L'ambassadeur Betrand Besancenot revient sur les événements du week-end des 23 et 24 juin, lorsque le monde retenait son souffle en suivant l'actualité politique et militaire en Russie. Pour la première fois depuis plus de 20 ans qu'il est au pouvoir, Vladimir Poutine a vascillé, menacé par Evgueni Prigojine et sa société militaire privée Wagner, sur fond de désaccords sur l'évolution du conflit ukrainien. Le sang n'a pas coulé, mais le tsar n'est plus.
Billet – Russie : le tsar est-il mort ? (T 1497)

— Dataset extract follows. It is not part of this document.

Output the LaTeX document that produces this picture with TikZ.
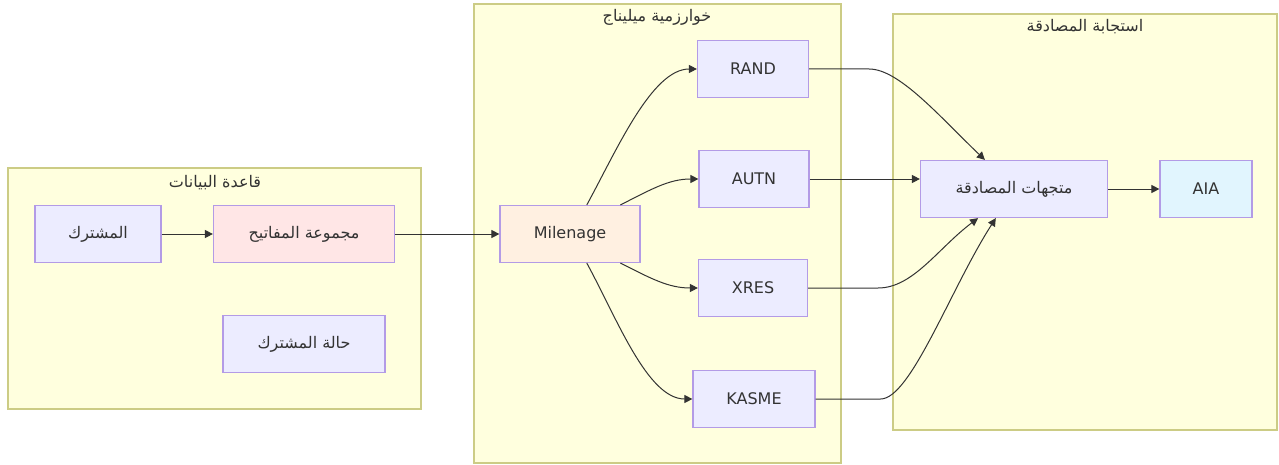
\documentclass[tikz,border=0pt]{standalone}
\usepackage{fontspec}
\setmainfont{DejaVu Sans}
\newfontfamily\arabicfont[Script=Arabic]{DejaVu Sans}
\TeXXeTstate=1
\usepackage{tikz}
\usetikzlibrary{arrows.meta}
\definecolor{Ink}{HTML}{333333}
\definecolor{Lemon}{HTML}{FFFFDE}
\definecolor{Olive}{HTML}{AAAA33}
\definecolor{Lavender}{HTML}{9370DB}
\definecolor{Periwinkle}{HTML}{ECECFF}
\definecolor{Blush}{HTML}{FFE6E6}
\definecolor{Peach}{HTML}{FFF0E1}
\definecolor{Ice}{HTML}{E1F5FE}
\newcommand{\artext}[1]{{\arabicfont\beginR #1\endR}}

\begin{document}
\begin{tikzpicture}[x=0.5pt,y=-0.5pt,font=\fontsize{8}{10}\selectfont,text=Ink,
  box/.style={draw=Lavender!70,fill=Periwinkle,line width=0.6pt,minimum height=28.5pt,inner sep=0pt},
  group/.style={draw=Olive!60,fill=Lemon,line width=0.6pt},
  link/.style={draw=Ink,line width=0.5pt,-{Triangle[length=4pt,width=4pt]}}]
  \useasboundingbox (0,0) rectangle (1279,465);
  % clusters
  \draw[group] (8,168) rectangle (421,409);
  \draw[group] (474,4) rectangle (841,463);
  \draw[group] (893,14) rectangle (1277,430);
  \node (dbtitle) at (215,183) {\artext{قاعدة البيانات}};
  \node (miltitle) at (657,17) {\artext{خوارزمية ميليناج}};
  \node (restitle) at (1085,27) {\artext{استجابة المصادقة}};
  % nodes
  \node[box,minimum width=63pt] (sub) at (98,234) {\artext{المشترك}};
  \node[box,fill=Blush,minimum width=90.5pt] (keys) at (304,234) {\artext{مجموعة المفاتيح}};
  \node[box,minimum width=81pt] (state) at (304,344) {\artext{حالة المشترك}};
  \node[box,fill=Peach,minimum width=70pt] (mil) at (570,234) {Milenage};
  \node[box,minimum width=55.5pt] (rand) at (753,69) {RAND};
  \node[box,minimum width=55pt] (autn) at (754,179) {AUTN};
  \node[box,minimum width=54.5pt] (xres) at (753,288) {XRES};
  \node[box,minimum width=61pt] (kasme) at (754,399) {KASME};
  \node[box,minimum width=93.5pt] (vec) at (1014,189) {\artext{متجهات المصادقة}};
  \node[box,fill=Ice,minimum width=46pt] (aia) at (1206,189) {AIA};
  % links
  \draw[link] (sub) -- (keys);
  \draw[link] (keys) -- (mil);
  \draw[link] (mil.60) .. controls +(30,-55) and +(-45,0) .. (rand.west);
  \draw[link] (mil.30) .. controls +(30,-15) and +(-30,0) .. (autn.west);
  \draw[link] (mil.-30) .. controls +(30,15) and +(-30,0) .. (xres.west);
  \draw[link] (mil.-60) .. controls +(30,55) and +(-45,0) .. (kasme.west);
  \draw[link] (rand.east) -- ++(60,0) .. controls +(30,0) and +(-45,-43) .. (vec.135);
  \draw[link] (autn.east) -- (autn.east -| vec.west);
  \draw[link] (xres.east) -- ++(70,0) .. controls +(35,0) and +(-40,30) .. (vec.-141);
  \draw[link] (kasme.east) -- ++(65,0) .. controls +(30,0) and +(-45,70) .. (vec.-122);
  \draw[link] (vec) -- (aia);
\end{tikzpicture}
\end{document}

(© Kremlin.ru / via Wikimedia Commons)
Le règne de Vladimir Poutine touche-t-il à sa fin ? La question est régulièrement posée depuis le jour où le maître du Kremlin a pris la décision d’envahir l’Ukraine, mais paraît encore plus pertinente à la lumière du coup d’État avorté d’Evgueni Prigojine, les 23 et 24 juin derniers. Avançant vers Moscou, le chef de la Société militaire privée (SMP) Wagner a dû renoncer à marcher sur la capitale, sans doute en raison du manque de soutien des élites politiques et militaires, et va être exilé en Biélorussie. Lui et ses 25 000 hommes n’avaient clairement pas la capacité de faire tomber le régime de Poutine, pas sans risquer en tout cas une guerre fratricide aussi coûteuse qu’imprévisible pour les deux camps. Mais le simple fait qu’ils soient parvenus à prendre la ville de Rostov, centre névralgique des opérations en Ukraine, et soient arrivés à 200 km de Moscou sans rencontrer (ou presque) la moindre résistance en dit long sur l’état actuel de la Russie et sur la fragilité du pouvoir du tsar-Président Poutine. Pendant de longues heures, le doute s’est instillé dans toutes les têtes y compris dans celle de Vladimir Poutine. Au point qu’il évoque une « menace mortelle » et ravive le souvenir de 1917. Que la créature (Wagner) puisse échapper au maître, beaucoup de spécialistes l’avaient anticipé. Mais qu’elle puisse avoir la prétention et le projet d’être une alternative au régime poutinien sans qu’elle et son chef ne soient tués immédiatement, personne ne pouvait le prévoir.
Le mythe s’est effondré. D’aucuns pourraient dire qu’il était déjà en piteux état depuis bien longtemps, mais certains commentateurs et, plus inquiétant, certains décideurs continuaient d’y croire par conviction ou par commodité. Qui peut encore évoquer « la verticale du pouvoir », « la stabilité du plus grand pays du monde » ou « la fidélité des élites » après la – dernière ? – symphonie de Wagner ? Le « cuisinier de Poutine » a levé le voile sur la réalité de la Russie d’aujourd’hui : un empire déliquescent et décadent traversé par des luttes intestines entre seigneurs de guerre que le tsar n’est plus en mesure de contrôler. À l’ombre de la guerre en Ukraine se joue l’avenir de cette Russie (nucléaire) de plus en plus instable et de moins en moins européenne.
Le tsar n’est plus. Il est encore là, peut-être même pour quelque temps, mais il n’est plus le tsar.